The Tuner · 28 May 2026 · 2 min

Some frames are made to be looked at. Others are made to be looked through. The dreamy, soft end of the catalogue belongs firmly to the second kind, and it is the part of the feed I reach for when I can tell you are trying to slow down rather than wake up.

The grammar of softness

A soft image is not a vague one. It has a few specific qualities, and once you notice them you see them everywhere. The light is diffuse, so there are no harsh shadows. The contrast is gentle, so nothing in the frame demands to be looked at first. The palette is narrow and usually pale, which keeps the eye from darting around. And there is almost always some haze, mist, or cloud, a layer of atmosphere between you and the subject that says, quietly, you do not have to focus.

The floating sanctuary above the clouds has every one of these. So does the ethereal glow in a summer meadow. Neither asks you a question. They just lower the temperature of your attention.

Two series that do it differently

Zen dusk takes the minimal route. It strips the scene down to light, haze, and a single gentle gesture, and trusts the emptiness to do the calming. Cosmic dreamscape goes the other way, filling the frame with lunar light and deep space, but keeps it soft by holding everything at low, even brightness. One relaxes you by giving you less to hold.
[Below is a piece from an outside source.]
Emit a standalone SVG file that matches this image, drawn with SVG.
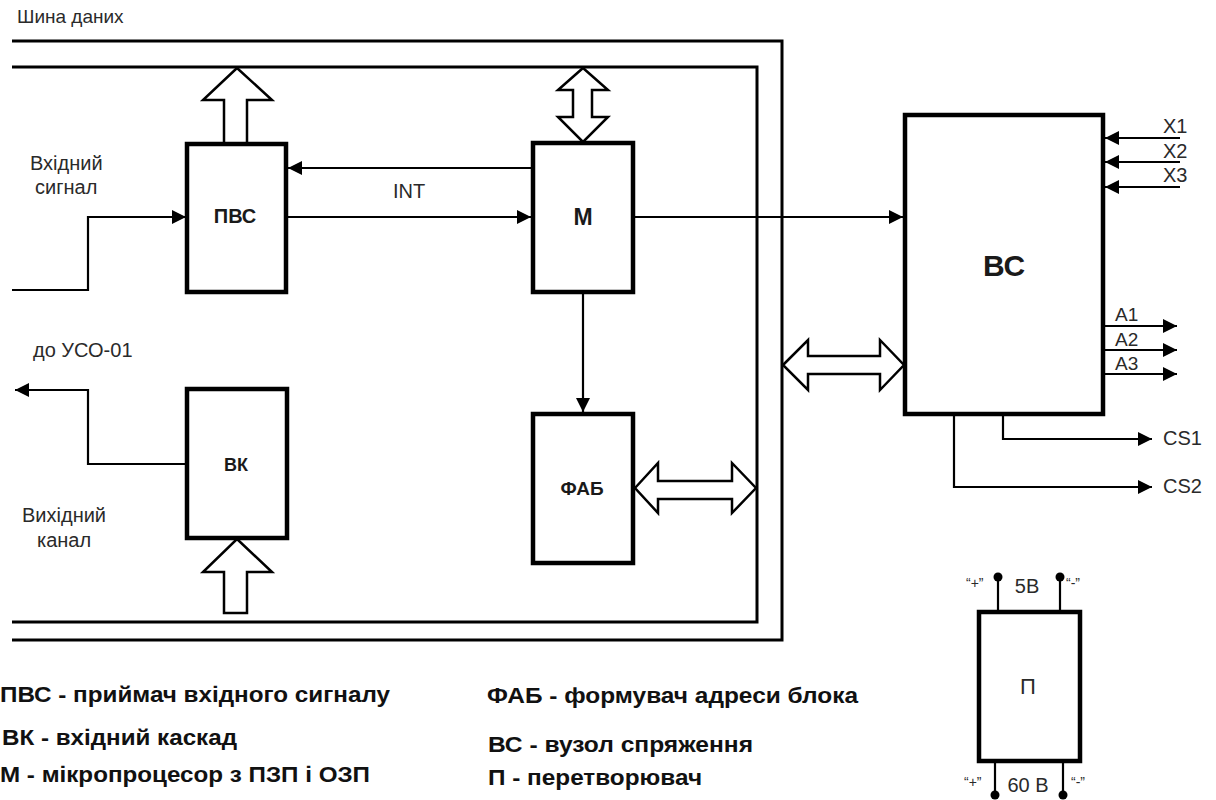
<svg xmlns="http://www.w3.org/2000/svg" width="1216" height="800" viewBox="0 0 1216 800">
<style>
.box{fill:#fff;stroke:#000;stroke-width:4.5}
.bus{fill:none;stroke:#000;stroke-width:3}
.ln{fill:none;stroke:#000;stroke-width:2.2}
.fat{fill:#fff;stroke:#000;stroke-width:2.5;stroke-linejoin:miter}
.t{font-family:"Liberation Sans",Arial,sans-serif;fill:#2a2a2a;font-size:20px}
.b{font-weight:bold;fill:#1a1a1a}
.q{font-size:14px}
.leg{font-family:"Liberation Sans",Arial,sans-serif;font-weight:bold;font-size:22px;fill:#111}
</style>
<defs>
<marker id="ah" viewBox="0 0 10 10" refX="10" refY="5" markerWidth="16" markerHeight="14" markerUnits="userSpaceOnUse" orient="auto">
<path d="M0,0 L10,5 L0,10 Z" fill="#000"/>
</marker>
</defs>
<rect width="1216" height="800" fill="#fff"/>
<g id="bus">
<polyline class="bus" points="12,41 782,41 782,640 12,640"/>
<polyline class="bus" points="12,67 757,67 757,622 12,622"/>
<text class="t" x="17" y="23" style="font-size:19px">Шина даних</text>
</g>
<g id="connectors">
<polyline class="ln" points="12,290 88,290 88,217 186,217" marker-end="url(#ah)"/>
<line class="ln" x1="532" y1="168" x2="288" y2="168" marker-end="url(#ah)"/>
<line class="ln" x1="286" y1="217" x2="531" y2="217" marker-end="url(#ah)"/>
<line class="ln" x1="633" y1="217" x2="903" y2="217" marker-end="url(#ah)"/>
<line class="ln" x1="583" y1="292" x2="583" y2="412" marker-end="url(#ah)"/>
<polyline class="ln" points="187,464 88,464 88,390 15,390" marker-end="url(#ah)"/>
<line class="ln" x1="1180" y1="138" x2="1105" y2="138" marker-end="url(#ah)"/>
<line class="ln" x1="1180" y1="162" x2="1105" y2="162" marker-end="url(#ah)"/>
<line class="ln" x1="1180" y1="187" x2="1105" y2="187" marker-end="url(#ah)"/>
<line class="ln" x1="1103" y1="326" x2="1177" y2="326" marker-end="url(#ah)"/>
<line class="ln" x1="1103" y1="350" x2="1177" y2="350" marker-end="url(#ah)"/>
<line class="ln" x1="1103" y1="374" x2="1177" y2="374" marker-end="url(#ah)"/>
<polyline class="ln" points="1003,414 1003,439 1152,439" marker-end="url(#ah)"/>
<polyline class="ln" points="954,414 954,487 1152,487" marker-end="url(#ah)"/>
<polygon class="fat" points="224,144 224,100 203,100 237,68 272,100 247,100 247,144"/>
<polygon class="fat" points="224,613 224,572 203,572 237,539 272,572 247,572 247,613"/>
<polygon class="fat" points="583,68 608,90 592,90 592,117 608,117 583,142 558,117 573,117 573,90 558,90"/>
<polygon class="fat" points="635,488 658,463 658,481 732,481 732,463 756,488 732,513 732,499 658,499 658,513"/>
<polygon class="fat" points="783,365 808,340 808,356 880,356 880,340 904,365 880,390 880,374 808,374 808,390"/>
<text class="t" x="409" y="198" text-anchor="middle">INT</text>
<text class="t" x="1163" y="133">X1</text>
<text class="t" x="1163" y="158">X2</text>
<text class="t" x="1163" y="182">X3</text>
<text class="t" x="1115" y="321" style="font-size:19px">A1</text>
<text class="t" x="1115" y="346" style="font-size:19px">A2</text>
<text class="t" x="1115" y="370" style="font-size:19px">A3</text>
<text class="t" x="1163" y="445">CS1</text>
<text class="t" x="1163" y="493">CS2</text>
<text class="t" x="30" y="170">Вхідний</text>
<text class="t" x="35" y="194">сигнал</text>
<text class="t" x="33" y="357">до УСО-01</text>
<text class="t" x="22" y="522">Вихідний</text>
<text class="t" x="37" y="547">канал</text>
</g>
<g id="pvs">
<rect class="box" x="187" y="144" width="99" height="148"/>
<text class="t b" x="235" y="223" text-anchor="middle">ПВС</text>
</g>
<g id="m">
<rect class="box" x="533" y="143" width="100" height="149"/>
<text class="t b" x="583" y="225" style="font-size:23px" text-anchor="middle">М</text>
</g>
<g id="vk">
<rect class="box" x="187" y="389" width="100" height="149"/>
<text class="t b" x="236" y="471" style="font-size:18px" text-anchor="middle">ВК</text>
</g>
<g id="fab">
<rect class="box" x="533" y="414" width="100" height="149"/>
<text class="t b" x="582" y="495" style="font-size:19px" text-anchor="middle">ФАБ</text>
</g>
<g id="vs">
<rect class="box" x="905" y="115" width="198" height="299"/>
<text class="t b" x="1004" y="276" style="font-size:30px" text-anchor="middle">ВС</text>
</g>
<g id="p">
<line class="ln" x1="998" y1="612" x2="998" y2="577" stroke-width="3"/>
<line class="ln" x1="1060" y1="612" x2="1060" y2="577" stroke-width="3"/>
<line class="ln" x1="995" y1="761" x2="995" y2="795" stroke-width="3"/>
<line class="ln" x1="1063" y1="761" x2="1063" y2="795" stroke-width="3"/>
<circle cx="998" cy="577" r="4.5" fill="#000"/>
<circle cx="1060" cy="577" r="4.5" fill="#000"/>
<circle cx="995" cy="795" r="4.5" fill="#000"/>
<circle cx="1063" cy="795" r="4.5" fill="#000"/>
<rect class="box" x="979" y="612" width="101" height="149"/>
<text class="t" x="1028" y="694" style="font-size:22px" text-anchor="middle">П</text>
<text class="t" x="1027" y="593" text-anchor="middle">5В</text>
<text class="t" x="1028" y="792" text-anchor="middle">60 В</text>
<text class="t q" x="966" y="588">“+”</text>
<text class="t q" x="1066" y="588">“-”</text>
<text class="t q" x="964" y="787">“+”</text>
<text class="t q" x="1071" y="787">“-”</text>
</g>
<g id="legend">
<text class="leg" x="0" y="702" textLength="390" lengthAdjust="spacingAndGlyphs">ПВС - приймач вхідного сигналу</text>
<text class="leg" x="2" y="745" textLength="235" lengthAdjust="spacingAndGlyphs">ВК - вхідний каскад</text>
<text class="leg" x="0" y="782" textLength="370" lengthAdjust="spacingAndGlyphs">М - мікропроцесор з ПЗП і ОЗП</text>
<text class="leg" x="487" y="703" textLength="371" lengthAdjust="spacingAndGlyphs">ФАБ - формувач адреси блока</text>
<text class="leg" x="488" y="752" textLength="265" lengthAdjust="spacingAndGlyphs">ВС - вузол спряження</text>
<text class="leg" x="488" y="785" textLength="214" lengthAdjust="spacingAndGlyphs">П - перетворювач</text>
</g>
</svg>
The other relaxes you by making the vastness feel safe. Both land in the same place.

When to use them, and when not to

Soft frames are not for every hour. In the middle of a working morning they can read as sleepy, even draining, because they pull in the opposite direction from focus. Their moment is the wind-down: the last hour of the evening, a slow weekend, the gap after something stressful when you want your screen to stop adding to the noise.

I cannot see your day, but I can see the shape of your taste shifting, and when it drifts toward the pale and the hazy I take it as a signal that you are ready to be looked after a little. So I bring the soft frames forward and let the loud ones rest. A wallpaper cannot make you calm. But it can stop being one more thing asking for your attention, and sometimes that is most of the way there.